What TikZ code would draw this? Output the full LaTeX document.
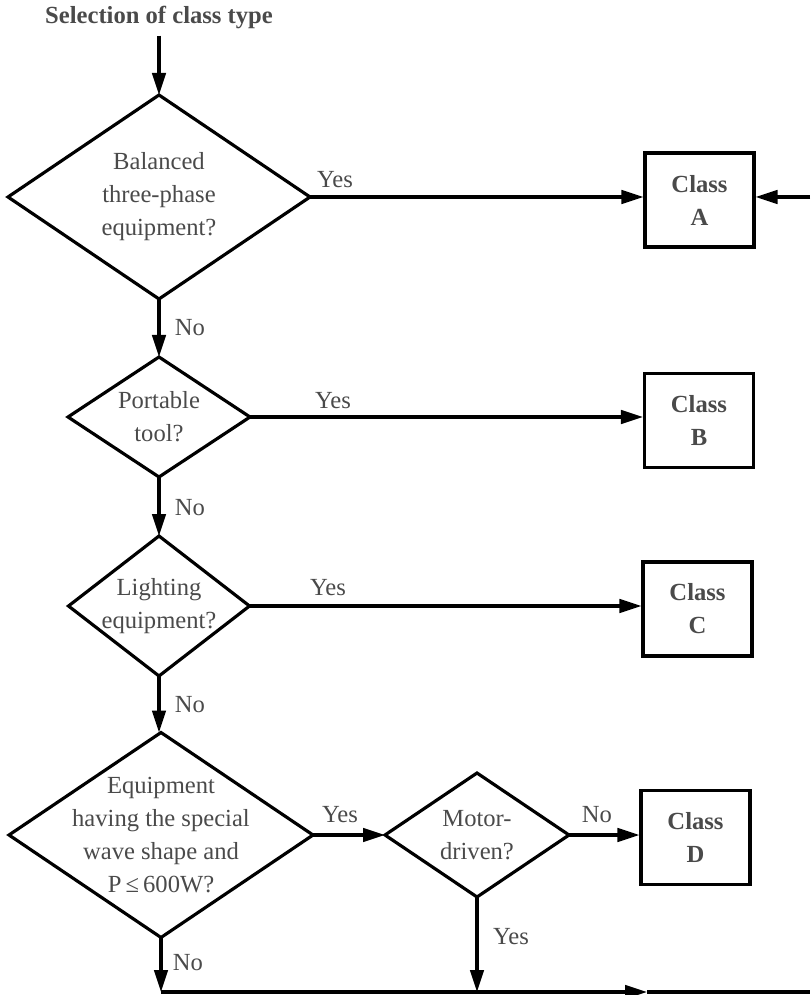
\documentclass[tikz,border=0pt]{standalone}
\usepackage{fontspec}
\setmainfont{Liberation Serif}
\usetikzlibrary{shapes.geometric,arrows.meta}
\definecolor{txtgray}{HTML}{4A4A4A}
\newcommand{\flowfont}{\fontsize{14pt}{18.8pt}\selectfont}
\tikzset{
  decision/.style={diamond, draw, line width=1.8pt, inner sep=0pt, outer sep=0pt},
  classbox/.style={rectangle, draw, line width=1.8pt, minimum width=2.18cm, minimum height=1.88cm,
    align=center, font=\flowfont\bfseries, text=txtgray},
  txt/.style={align=center, text=txtgray},
  lbl/.style={text=txtgray},
  arr/.style={line width=1.8pt, -{Triangle[length=0.44cm,width=0.27cm]}},
}
\begin{document}
\begin{tikzpicture}[font=\flowfont]
\useasboundingbox (0,0) rectangle (16.2,-19.9);

% --- Decisions ---
\node[txt, font=\flowfont\bfseries] (title) at (3.18,-0.36) {Selection of class type};
\node[decision, minimum width=6.04cm, minimum height=4.08cm] (d1) at (3.18,-3.94) {};
\node[txt] (d1t) at (d1) {Balanced\\three-phase\\equipment?};
\node[decision, minimum width=3.64cm, minimum height=2.4cm] (d2) at (3.18,-8.34) {};
\node[txt] (d2t) at (d2) {Portable\\tool?};
\node[decision, minimum width=3.62cm, minimum height=2.8cm] (d3) at (3.18,-12.12) {};
\node[txt] (d3t) at (d3) {Lighting\\equipment?};
\node[decision, minimum width=6.08cm, minimum height=4.1cm] (d4) at (3.22,-16.7) {};
\node[txt] (d4t) at (d4) {Equipment\\having the special\\wave shape and\\P\,≤\,600W?};
\node[decision, minimum width=3.68cm, minimum height=2.48cm] (m) at (9.54,-16.7) {};
\node[txt] (mt) at (m) {Motor-\\driven?};

% --- Classes ---
\node[classbox] (A) at (13.99,-4.0) {Class\\A};
\node[classbox] (B) at (13.98,-8.41) {Class\\B};
\node[classbox] (C) at (13.95,-12.18) {Class\\C};
\node[classbox] (D) at (13.91,-16.75) {Class\\D};

% --- Free ends ---
\coordinate (rA) at (16.2,-3.94);
\coordinate (bl) at (3.22,-19.84);
\coordinate (bm) at (12.94,-19.84);
\coordinate (bR) at (16.2,-19.84);

% --- Connectors ---
\draw[arr] (title.south) -- (d1.north);
\draw[arr] (d1.east) -- (d1.east -| A.west);
\draw[arr] (rA) -- (rA -| A.east);
\draw[arr] (d1.south) -- (d2.north);
\draw[arr] (d2.east) -- (d2.east -| B.west);
\draw[arr] (d2.south) -- (d3.north);
\draw[arr] (d3.east) -- (d3.east -| C.west);
\draw[arr] (d3.south) -- (d3.south |- d4.north);
\draw[arr] (d4.east) -- (m.west);
\draw[arr] (m.east) -- (m.east -| D.west);
\draw[arr] (d4.south) -- (d4.south |- bl);
\draw[arr] (m.south) -- (m.south |- bl);
\draw[arr] (d4.south |- bl) -- (bm);
\draw[line width=1.8pt] (bm) -- (bR);

% --- Labels ---
\node[lbl] (y1) at (6.7,-3.6) {Yes};
\node[lbl] (n1) at (3.8,-6.56) {No};
\node[lbl] (y2) at (6.66,-8.02) {Yes};
\node[lbl] (n2) at (3.8,-10.16) {No};
\node[lbl] (y3) at (6.56,-11.76) {Yes};
\node[lbl] (n3) at (3.8,-14.1) {No};
\node[lbl] (y4) at (6.8,-16.3) {Yes};
\node[lbl] (n4) at (11.94,-16.3) {No};
\node[lbl] (y5) at (10.22,-18.74) {Yes};
\node[lbl] (n5) at (3.76,-19.26) {No};

\end{tikzpicture}
\end{document}
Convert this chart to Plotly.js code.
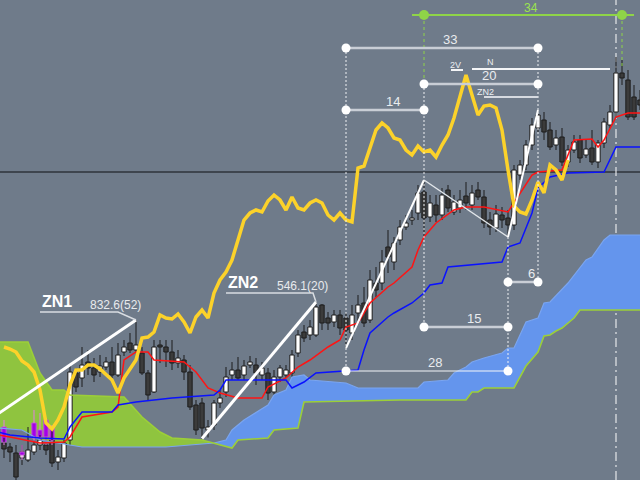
<!DOCTYPE html>
<html>
<head>
<meta charset="utf-8">
<script src="https://cdn.plot.ly/plotly-3.0.1.min.js"></script>
<style>
  html, body { margin: 0; padding: 0; background: #6f7b8a; }
  #chart { width: 640px; height: 480px; }
</style>
</head>
<body>
<div id="chart"></div>
<script>
// ---- price bars (bar index starts at FIRST_BAR) ----
const FIRST_BAR = 1;
const barOpen = [148,132,108,88,80,112,140,140,160,72,88,160,428,408,472,448,432,452,472,420,512,548,520,
  508,428,352,540,532,512,468,480,432,300,308,200,220,308,352,420,440,420,460,460,420,428,352,412,420,
  428,508,592,580,580,700,648,632,660,648,588,668,708,640,788,788,932,872,960,1012,1040,1068,1152,1052,1100,
  1060,1160,1072,1088,1136,1100,1160,1132,1040,1008,1060,1048,1020,1220,1260,1340,1408,1440,1400,1340,
  1372,1272,1320,1360,1300,1328,1272,1348,1420,1472,1628,1600,1532,1520];
const barHigh = [168,148,140,140,212,160,180,172,200,120,160,460,448,532,520,488,500,492,532,548,560,588,640,
  532,440,560,560,560,560,520,500,460,320,328,240,320,360,452,472,492,480,496,488,472,448,440,460,460,
  520,600,620,640,712,704,672,680,680,668,700,740,772,840,852,920,1000,972,1040,1060,1080,1180,1200,1140,1140,
  1168,1180,1140,1160,1192,1180,1192,1160,1072,1100,1092,1080,1260,1280,1360,1448,1480,1472,1432,1400,
  1408,1340,1380,1380,1360,1400,1360,1448,1500,1692,1680,1640,1580,1560];
const barLow = [88,72,0,60,72,100,120,100,52,40,72,140,352,372,420,392,412,440,408,412,496,508,508,
  420,320,348,468,452,440,448,400,280,180,165.9,170,200,288,332,400,400,400,448,380,400,320,340,392,408,
  412,492,552,560,572,600,600,612,580,528,560,628,612,628,732,760,828,840,940,1000,1020,1040,972,1032,1032,
  1040,1072,1060,1068,1080,1080,1120,1008,980,992,1008,972,1000,1200,1240,1320,1392,1360,1320,1320,
  1256,1252,1308,1268,1288,1260,1248,1328,1408,1448,1580,1440,1440,1480];
const barClose = [124,112,12,112,120,140,160,120,68,92,148,432,372,460,448,420,456,472,420,500,532,520,540,
  428,340,532,532,512,468,488,432,292,200,208,212,308,328,412,440,408,456,472,428,448,348,412,448,440,
  500,580,568,612,692,628,628,660,608,600,660,700,628,800,760,872,892,948,1012,1028,1048,1148,1048,1108,1060,
  1140,1088,1112,1120,1108,1148,1132,1028,1012,1064,1040,1020,1240,1260,1340,1420,1460,1392,1332,1368,
  1272,1320,1352,1288,1324,1272,1348,1432,1472,1628,1608,1452,1452,1500];

// signal bars painted violet
const sigBars  = [1, 4, 6, 7, 8, 9];
const sigOpen  = [212, 100, 168, 172, 172, 160];
const sigHigh  = [240, 140, 280, 268, 248, 220];
const sigLow   = [140, 80, 152, 160, 140, 140];
const sigClose = [152, 112, 228, 200, 240, 212];

// ---- Ichimoku lines (bar, value) ----
const tenkanX = [0,2,7,11,12,14,19,20,21,23,25,26,31,33,35,37,40,44,45,48,50,52,55,57,58,60,62,65,66,69,70,71,73,76,78,81,85,86,89,90,94,96,99,100,101,103,105,107];
const tenkanY = [180,172,148,152,172,252,272,292,480,512,512,480,472,432,368,348,328,328,372,408,452,480,532,560,612,628,708,772,788,852,920,972,1028,1080,1092,1092,1072,1108,1220,1232,1240,1360,1364,1332,1360,1452,1468,1468];
const kijunX = [0,2,7,11,12,14,19,20,23,29,36,37,38,48,49,51,53,60,61,62,65,66,69,71,72,74,75,84,85,87,89,90,92,95,101,103,107];
const kijunY = [192,180,168,164,212,272,272,300,312,328,340,360,400,400,368,392,428,440,520,588,652,668,708,748,780,788,852,872,932,948,1068,1168,1212,1228,1232,1332,1332];
const spanAX = [0,4,7,14,28,36,38,39,41,45,46,48,49,51,52,58,60,70,71,75,76,78,79,81,84,85,86,88,90,91,92,95,98,99,101,102,107];
const spanAY = [208,200,160,132,132,148,160,200,240,300,340,360,412,420,400,388,368,368,392,400,428,452,472,488,508,528,528,632,648,708,712,788,880,892,960,980,980];
const spanBX = [0,5,7,9,11,12,21,24,27,29,34,36,37,39,40,45,46,50,51,67,78,79,80,81,86,88,90,91,92,93,94,96,97,107];
const spanBY = [552,552,428,360,360,340,332,252,192,168,160,148,140,128,160,168,200,208,312,320,320,352,352,368,368,456,512,576,580,596,608,648,680,680];
const CLOUD_TWIST = 36;   // bar where the cloud changes colour

// ---- oscillator overlay (bars 1..95) ----
const OSC_FIRST = 1;
const oscValue = [532,524,512,476,460,432,360,228,204,240,292,380,440,440,460,460,444,424,400,348,408,444,480,568,572,592,660,
  648,644,664,632,588,652,680,648,748,800,832,880,960,1040,1068,1080,1072,1116,1140,1120,1080,1132,1088,1080,1108,1120,1108,
  1060,1040,1068,1040,1032,1248,1256,1328,1400,1428,1408,1368,1360,1320,1300,1336,1312,1320,1292,1340,1380,1448,1532,1620,
  1540,1460,1496,1500,1488,1400,1240,1096,1072,1064,1120,1192,1148,1260,1240,1200,1280];

// ---- zones: end bar, move in points, bar count ----
const znName  = ['ZN1', 'ZN2'];
const znEnd   = [23, 53];
const znMove  = [832.6, 546.1];
const znCount = [52, 20];

// ---- swing pivots A, B, D, C ----
const swingBar  = [58, 71, 85, 90];
const swingKind = ['low', 'high', 'low', 'high'];

// ---- bar-count measurements ----
const measFrom  = [58, 58, 71, 71, 85, 71, 58];
const measTo    = [90, 71, 90, 104, 90, 85, 85];
const measLevel = [1728, 1480, 1584, 1860, 792, 612, 436];

// ---- tag marks ----
const tagText  = ['2V', 'N', 'ZN2'];
const tagBar   = [76.2, 82, 81.2];
const tagLevel = [1660, 1672, 1552];
const tagLineFrom  = [75.5, 79, 81];
const tagLineTo    = [77.5, 102, 90];
const tagLineLevel = [1640, 1644, 1532];

const currentLevel = 1232;
const NOW_BAR = 103;

// ---------------------------------------------------------------
const BG = '#6f7b8a';
const FONT = 'Liberation Sans, Arial, sans-serif';
const traces = [];
const shapes = [];
const annotations = [];

// candles: bodies as floating bars, wicks as line segments outside the body
function candles(xs, o, h, l, c, upFill, downFill, edge, wick) {
  const top = o.map((v, i) => Math.max(v, c[i]));
  const bot = o.map((v, i) => Math.min(v, c[i]));
  traces.push({
    type: 'bar', x: xs, base: bot, y: top.map((t, i) => t - bot[i]), width: 0.72,
    marker: { color: o.map((v, i) => c[i] >= v ? upFill : downFill), line: { color: edge, width: 1 } },
    hoverinfo: 'skip'
  });
  const wx = [], wy = [];
  xs.forEach((x, i) => {
    wx.push(x, x, null, x, x, null);
    wy.push(h[i], top[i], null, bot[i], l[i], null);
  });
  return { type: 'scatter', mode: 'lines', x: wx, y: wy, hoverinfo: 'skip', line: { color: wick, width: 1 } };
}
const bars = barOpen.map((_, i) => i + FIRST_BAR);
const mainWicks = candles(bars, barOpen, barHigh, barLow, barClose, '#ffffff', '#3b3b3b', '#1c1c1c', '#1c1c1c');
const sigWicks = candles(sigBars, sigOpen, sigHigh, sigLow, sigClose, '#a300e8', '#a300e8', '#c24fd8', '#e27ce2');
traces.push(mainWicks, sigWicks);

// cloud polygons
function pts(xs, ys, keep) { return xs.map((x, i) => [x, ys[i]]).filter(p => keep(p[0])); }
function pathOf(lower, upper) {
  const all = lower.concat(upper.slice().reverse());
  return all.map((p, i) => (i ? 'L' : 'M') + p[0] + ',' + p[1]).join('') + 'Z';
}
const left = x => x <= CLOUD_TWIST, right = x => x >= CLOUD_TWIST;
shapes.push({ type: 'path', xref: 'x', yref: 'y', layer: 'below', line: { width: 0 }, fillcolor: '#8fc43f',
  path: pathOf(pts(spanAX, spanAY, left), pts(spanBX, spanBY, left)) });
shapes.push({ type: 'path', xref: 'x', yref: 'y', layer: 'below', line: { width: 0 }, fillcolor: '#6495ed',
  path: pathOf(pts(spanBX, spanBY, right), pts(spanAX, spanAY, right)) });
shapes.push({ type: 'line', xref: 'paper', yref: 'y', x0: 0, x1: 1, y0: currentLevel, y1: currentLevel,
  layer: 'below', line: { color: '#3e454e', width: 2 } });
shapes.push({ type: 'line', xref: 'x', yref: 'paper', x0: NOW_BAR, x1: NOW_BAR, y0: 0, y1: 1,
  layer: 'below', line: { color: '#e4e6e9', width: 1.2, dash: '9px,4px,2px,4px' } });

function line(x, y, color, width, dash) {
  traces.push({ type: 'scatter', mode: 'lines', x: x, y: y, hoverinfo: 'skip',
    line: { color: color, width: width, dash: dash || 'solid' } });
}
line(spanAX, spanAY, '#7aa5f0', 1.2);
line(spanBX, spanBY, '#9ccf38', 1.6);
line(tenkanX, tenkanY, '#ff1414', 1.5);
line(kijunX, kijunY, '#0a12ff', 1.5);
line(oscValue.map((_, i) => i + OSC_FIRST), oscValue, '#fcd22a', 3.5);

// zones
const znLabel = [ { name: 7, value: 15, ulFrom: 7, ulTo: 20, ulUp: 32 },
                  { name: 38, value: 46.2, ulFrom: 38, ulTo: 52.5, ulUp: 36 } ];
znName.forEach((nm, k) => {
  const e = znEnd[k], top = barHigh[e - FIRST_BAR];
  const s = e - (znCount[k] - 1), bottom = top - znMove[k];
  line([s, e], [bottom, top], '#ffffff', 3);
  const L = znLabel[k], ul = top + L.ulUp;
  line([L.ulFrom, L.ulTo, e], [ul, ul, top], '#d9dde2', 1.5);
  annotations.push({ x: L.name, y: ul, xanchor: 'left', yanchor: 'bottom', text: '<b>' + nm + '</b>',
    showarrow: false, font: { family: FONT, size: 16, color: '#ffffff' } });
  annotations.push({ x: L.value, y: ul, xanchor: 'left', yanchor: 'bottom', yshift: -2,
    text: znMove[k].toFixed(1) + '(' + znCount[k] + ')',
    showarrow: false, font: { family: FONT, size: 12, color: '#e8eaed' } });
});

// swing structure
const swingPrice = swingBar.map((b, i) => swingKind[i] === 'low' ? barLow[b - FIRST_BAR] : barHigh[b - FIRST_BAR]);
line(swingBar.slice(0, 2), swingPrice.slice(0, 2), '#ffffff', 2);
line(swingBar.slice(1, 3), swingPrice.slice(1, 3), '#e2e6ea', 1.5);
line(swingBar.slice(2, 4), swingPrice.slice(2, 4), '#ffffff', 2);

// vertical guides
const vertBar    = [58, 71, 71, 85, 90, 104];
const vertTop    = [1728, 1860, 1584, 972, 1728, 1860];
const vertBottom = [436, 1584, 612, 436, 792, 1644];
const vertGreen  = [false, true, false, false, false, true];
vertBar.forEach((b, i) => line([b, b], [vertTop[i], vertBottom[i]],
  vertGreen[i] ? '#8fd448' : '#f0f2f4', 1, vertGreen[i] ? 'dot' : '2px,2px'));

// tags
tagLineFrom.forEach((f, i) => line([f, tagLineTo[i]], [tagLineLevel[i], tagLineLevel[i]], i < 2 ? '#f4f5f7' : '#d6dae0', 2));
tagText.forEach((t, i) => annotations.push({ x: tagBar[i], y: tagLevel[i], text: t, showarrow: false,
  font: { family: FONT, size: 9, color: '#eceef1' } }));

// measurements
measFrom.forEach((f, i) => {
  const t = measTo[i], y = measLevel[i];
  const green = i === 3, thin = i === 6;
  if (green) line([f - 2, t + 2], [y, y], '#8fd448', 2);
  else line([f, t], [y, y], thin ? '#f4f6f8' : '#c9ced6', thin ? 1 : 2.5);
  traces.push({ type: 'scatter', mode: 'markers', x: [f, t], y: [y, y], hoverinfo: 'skip',
    marker: { size: green ? 10 : 9, color: green ? '#8fd448' : '#ffffff' } });
  annotations.push({ x: (f + t) / 2, y: y, xshift: 8, yanchor: green ? 'middle' : 'bottom',
    yshift: green ? 7 : 0, borderpad: 0, text: String(t - f + 1),
    showarrow: false, font: { family: FONT, size: green ? 12 : 13, color: green ? '#9be34f' : '#e9ecef' } });
});

const layout = {
  width: 640, height: 480, margin: { l: 0, r: 0, t: 0, b: 0 },
  paper_bgcolor: BG, plot_bgcolor: BG, showlegend: false, barmode: 'overlay',
  xaxis: { range: [1 / 3, 107], visible: false, fixedrange: true },
  yaxis: { range: [0, 1920], visible: false, fixedrange: true },
  shapes: shapes, annotations: annotations
};
Plotly.newPlot('chart', traces, layout, { staticPlot: true });
</script>
</body>
</html>
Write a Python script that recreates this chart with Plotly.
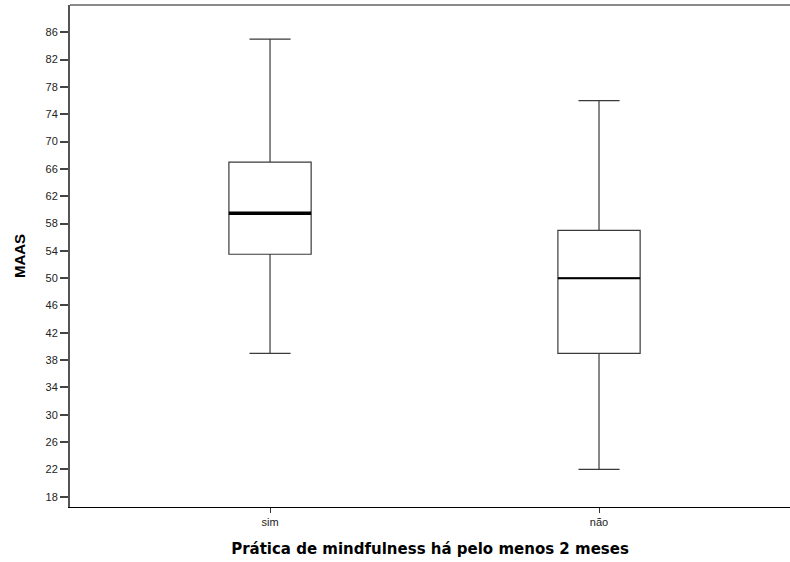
import plotly.graph_objects as go

categories = ["sim", "não"]
lower_whisker = [39, 22]
q1 = [53.5, 39]
median = [59.5, 50]
q3 = [67, 57]
upper_whisker = [85, 76]
y_ticks = list(range(18, 87, 4))

box_width = 0.25
median_widths = [3.5, 2]

fig = go.Figure()
for i, cat in enumerate(categories):
    fig.add_trace(go.Box(
        x=[i], q1=[q1[i]], median=[median[i]], q3=[q3[i]],
        lowerfence=[lower_whisker[i]], upperfence=[upper_whisker[i]],
        width=box_width, whiskerwidth=0.5,
        fillcolor="white", line=dict(color="#3a3a3a", width=1.2),
        boxpoints=False, showlegend=False, hoverinfo="skip", name=cat,
    ))
    fig.add_trace(go.Scatter(
        x=[i - box_width / 2, i + box_width / 2], y=[median[i], median[i]],
        mode="lines", line=dict(color="black", width=median_widths[i]),
        showlegend=False, hoverinfo="skip",
    ))

fig.update_layout(
    width=790, height=562,
    margin=dict(l=70, r=0, t=5, b=55),
    plot_bgcolor="white", paper_bgcolor="white",
    font=dict(family="Liberation Sans, Arial, sans-serif", color="#222"),
    shapes=[dict(type="line", xref="paper", yref="paper", x0=0, x1=1, y0=1, y1=1,
                 line=dict(color="#8a8a8a", width=2))],
)
fig.update_xaxes(
    range=[-0.608, 1.5805],
    tickvals=list(range(len(categories))), ticktext=categories,
    ticks="outside", ticklen=5, tickcolor="#333", tickwidth=1,
    showline=True, linecolor="black", linewidth=1,
    showgrid=False, zeroline=False,
    tickfont=dict(size=11, color="#222"),
    title=dict(text="<b>Prática de mindfulness há pelo menos 2 meses</b>",
               font=dict(family="DejaVu Sans, Verdana, sans-serif", size=15, color="black"),
               standoff=16),
)
fig.update_yaxes(
    range=[16.49, 90.0],
    tickvals=y_ticks, ticktext=[str(v) for v in y_ticks],
    ticks="outside", ticklen=8, tickcolor="#444", tickwidth=1.5,
    showline=True, linecolor="#555", linewidth=2,
    showgrid=False, zeroline=False,
    tickfont=dict(size=11, color="#222"),
    title=dict(text="<b>MAAS</b>",
               font=dict(family="Liberation Sans, Arial, sans-serif", size=15, color="black"),
               standoff=16),
)

fig.write_html("out.html", config={"displayModeBar": False},
               post_script="document.body.style.margin='0';")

WORK TO DO ▸ Using the listing above, return all lines where the word "code" occurs.

CORRECT OUTPUT ▸
What TikZ code would draw this? Output the full LaTeX document.
Convert this chart to Plotly.js code.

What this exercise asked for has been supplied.